======== DATA SEGMENT

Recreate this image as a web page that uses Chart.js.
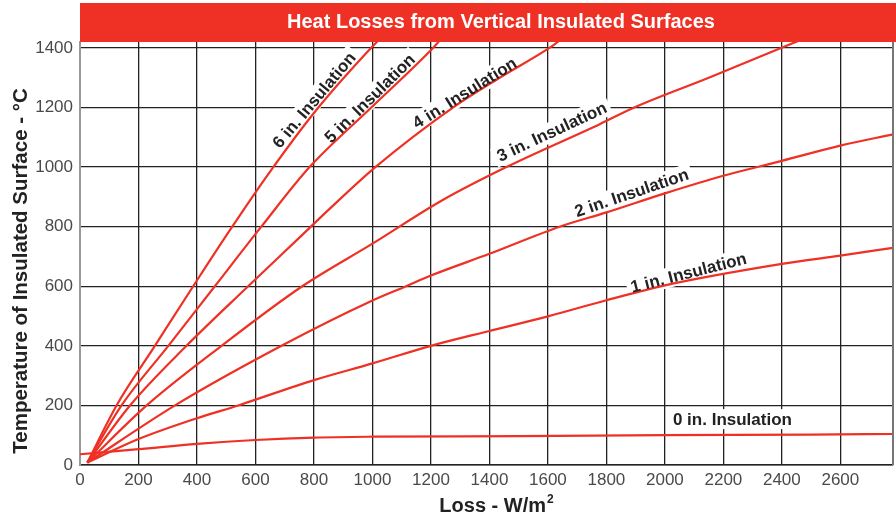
<!DOCTYPE html>
<html>
<head>
<meta charset="utf-8">
<script src="https://cdn.jsdelivr.net/npm/chart.js@4.4.1/dist/chart.umd.min.js"></script>
<style>
  html, body { margin: 0; padding: 0; background: #fff; }
  #wrap { width: 896px; height: 518px; }
</style>
</head>
<body>
<div id="wrap"><canvas id="chart" width="896" height="518"></canvas></div>
<script>
'use strict';

// ─── Data ─────────────────────────────────────────────────────────────────────

const TITLE = 'Heat Losses from Vertical Insulated Surfaces';
const X_TITLE = 'Loss - W/m';
const Y_TITLE = 'Temperature of Insulated Surface - °C';

const xTicks = [0, 200, 400, 600, 800, 1000, 1200, 1400, 1600, 1800, 2000, 2200, 2400, 2600];
const yTicks = [0, 200, 400, 600, 800, 1000, 1200, 1400];

const seriesNames = ['0 in. Insulation', '1 in. Insulation', '2 in. Insulation', '3 in. Insulation',
                     '4 in. Insulation', '5 in. Insulation', '6 in. Insulation'];

// loss (W/m²) vs surface temperature (°C)
const loss0 = [0, 200, 400, 600, 800, 1000, 1500, 2000, 2500, 2780];
const temp0 = [36, 53, 71, 84, 92, 95, 97, 100, 102, 104];

const loss1 = [25, 200, 400, 541, 800, 1000, 1200, 1400, 1600, 1800, 2000, 2400, 2600, 2780];
const temp1 = [8, 87, 157, 200, 285, 341, 400, 450, 499, 553, 603, 675, 703, 729];

const loss2 = [25, 325, 689, 1000, 1115, 1200, 1400, 1640, 1800, 2000, 2200, 2400, 2600, 2780];
const temp2 = [8, 200, 400, 552, 600, 636, 709, 800, 848, 912, 971, 1021, 1072, 1110];

const loss3 = [25, 228, 484, 760, 1000, 1236, 1458, 1777, 1895, 2150, 2397, 2460];
const temp3 = [8, 200, 400, 600, 743, 887, 1000, 1144, 1200, 1300, 1400, 1425];

const loss4 = [25, 171, 364, 575, 752, 847, 1010, 1275, 1435, 1605, 1640];
const temp4 = [8, 200, 400, 600, 765, 854, 1000, 1200, 1300, 1400, 1425];

const loss5 = [25, 142, 302, 461, 620, 785, 996, 1207, 1230];
const temp5 = [8, 200, 400, 600, 800, 1000, 1200, 1400, 1425];

const loss6 = [25, 125, 256, 387, 500, 650, 815, 995, 1020];
const temp6 = [8, 200, 400, 600, 770, 985, 1200, 1400, 1425];

const allLoss = [loss0, loss1, loss2, loss3, loss4, loss5, loss6];
const allTemp = [temp0, temp1, temp2, temp3, temp4, temp5, temp6];

// curve label anchors in data units, with rotation in degrees
const labelLoss  = [2231, 2081, 1886, 1613, 1315, 991, 800];
const labelTemp  = [154, 646, 914, 1119, 1249, 1231, 1225];
const labelAngle = [0, -14.3, -18.7, -25, -32, -44.5, -50];

// ─── Styles ───────────────────────────────────────────────────────────────────

const RED = '#ee3124';
const INK = '#222222';
const TICK = '#4a4a4a';
const FONT = "'Liberation Sans', Arial, Helvetica, sans-serif";

Chart.defaults.font.family = FONT;

const decorPlugin = {
    id: 'decor',
    beforeDatasetsDraw(chart) {
        // white boxes behind the curve labels, hiding the grid
        const { ctx, scales: { x, y } } = chart;
        ctx.save();
        ctx.font = 'bold 17px ' + FONT;
        seriesNames.forEach((name, i) => {
            const w = ctx.measureText(name).width;
            ctx.save();
            ctx.translate(x.getPixelForValue(labelLoss[i]), y.getPixelForValue(labelTemp[i]));
            ctx.rotate(labelAngle[i] * Math.PI / 180);
            ctx.fillStyle = '#fff';
            ctx.fillRect(-w / 2 - 4, -10, w + 8, 20);
            ctx.restore();
        });
        ctx.restore();
    },
    afterDatasetsDraw(chart) {
        const { ctx, chartArea: a, scales: { x, y } } = chart;
        ctx.save();
        ctx.font = 'bold 17px ' + FONT;
        ctx.fillStyle = INK;
        ctx.textAlign = 'center';
        ctx.textBaseline = 'middle';
        seriesNames.forEach((name, i) => {
            ctx.save();
            ctx.translate(x.getPixelForValue(labelLoss[i]), y.getPixelForValue(labelTemp[i]));
            ctx.rotate(labelAngle[i] * Math.PI / 180);
            ctx.fillText(name, 0, 1);
            ctx.restore();
        });
        // right frame
        ctx.strokeStyle = '#777';
        ctx.lineWidth = 2;
        ctx.beginPath();
        ctx.moveTo(a.right, a.top);
        ctx.lineTo(a.right, a.bottom);
        ctx.stroke();
        ctx.restore();
    },
    afterDraw(chart) {
        const { ctx, chartArea: a } = chart;
        ctx.save();
        // title banner
        ctx.fillStyle = RED;
        ctx.fillRect(a.left, 3, chart.width - a.left, a.top - 3);
        ctx.fillStyle = '#fff';
        ctx.font = 'bold 20px ' + FONT;
        ctx.textAlign = 'center';
        ctx.textBaseline = 'middle';
        ctx.fillText(TITLE, 501, 22);

        // x axis title with superscript
        ctx.fillStyle = INK;
        ctx.font = 'bold 20px ' + FONT;
        ctx.textAlign = 'left';
        ctx.textBaseline = 'alphabetic';
        const w = ctx.measureText(X_TITLE).width;
        ctx.font = 'bold 12px ' + FONT;
        const w2 = ctx.measureText('2').width;
        const x0 = 496 - (w + w2) / 2;
        ctx.font = 'bold 20px ' + FONT;
        ctx.fillText(X_TITLE, x0, 512);
        ctx.font = 'bold 12px ' + FONT;
        ctx.fillText('2', x0 + w + 1, 503);

        // y axis title
        ctx.font = 'bold 20.5px ' + FONT;
        ctx.textAlign = 'center';
        ctx.textBaseline = 'middle';
        ctx.translate(21, 271);
        ctx.rotate(-Math.PI / 2);
        ctx.fillText(Y_TITLE, 0, 0);
        ctx.restore();
    }
};

const datasets = seriesNames.map((name, i) => ({
    label: name,
    data: allLoss[i].map((v, j) => ({ x: v, y: allTemp[i][j] })),
    borderColor: RED,
    borderWidth: 2.2,
    pointRadius: 0,
    showLine: true,
    fill: false,
    cubicInterpolationMode: 'monotone',
    clip: 0,
}));

new Chart(document.getElementById('chart'), {
    type: 'scatter',
    data: { datasets },
    options: {
        responsive: false,
        animation: false,
        layout: { padding: { top: 42, right: 3, left: 0, bottom: 0 } },
        plugins: {
            legend: { display: false },
            tooltip: { enabled: false },
            title: { display: false },
        },
        scales: {
            x: {
                type: 'linear', min: 0, max: 2780,
                afterBuildTicks: s => { s.ticks = xTicks.map(v => ({ value: v })); },
                afterFit: s => { s.height = 53; s.paddingRight = 0; },
                grid: { color: INK, lineWidth: 1.3, drawTicks: false },
                border: { color: INK, width: 1.5 },
                ticks: { padding: 5, color: TICK, font: { size: 17 }, maxRotation: 0, autoSkip: false,
                         callback: v => String(v) },
            },
            y: {
                type: 'linear', min: 0, max: 1420,
                afterBuildTicks: s => { s.ticks = yTicks.map(v => ({ value: v })); },
                afterFit: s => { s.width = 80; },
                grid: { color: INK, lineWidth: 1.3, drawTicks: false },
                border: { color: '#999', width: 2 },
                ticks: { padding: 7, color: TICK, font: { size: 17 }, autoSkip: false,
                         callback: v => String(v) },
            },
        },
    },
    plugins: [decorPlugin],
});
</script>
</body>
</html>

================

▶ GOAL OF THE EXERCISE
Write out again, exactly, the lines from the start of the listing up to the line containing "const yTicks = [0, 200, 400, 600, 800, 1000, 1200, 1400];", with both ends and without pictures.

▶ RESULT FOR THIS EXERCISE
Recreate this image as a web page that uses Chart.js.
<!DOCTYPE html>
<html>
<head>
<meta charset="utf-8">
<script src="https://cdn.jsdelivr.net/npm/chart.js@4.4.1/dist/chart.umd.min.js"></script>
<style>
  html, body { margin: 0; padding: 0; background: #fff; }
  #wrap { width: 896px; height: 518px; }
</style>
</head>
<body>
<div id="wrap"><canvas id="chart" width="896" height="518"></canvas></div>
<script>
'use strict';

// ─── Data ─────────────────────────────────────────────────────────────────────

const TITLE = 'Heat Losses from Vertical Insulated Surfaces';
const X_TITLE = 'Loss - W/m';
const Y_TITLE = 'Temperature of Insulated Surface - °C';

const xTicks = [0, 200, 400, 600, 800, 1000, 1200, 1400, 1600, 1800, 2000, 2200, 2400, 2600];
const yTicks = [0, 200, 400, 600, 800, 1000, 1200, 1400];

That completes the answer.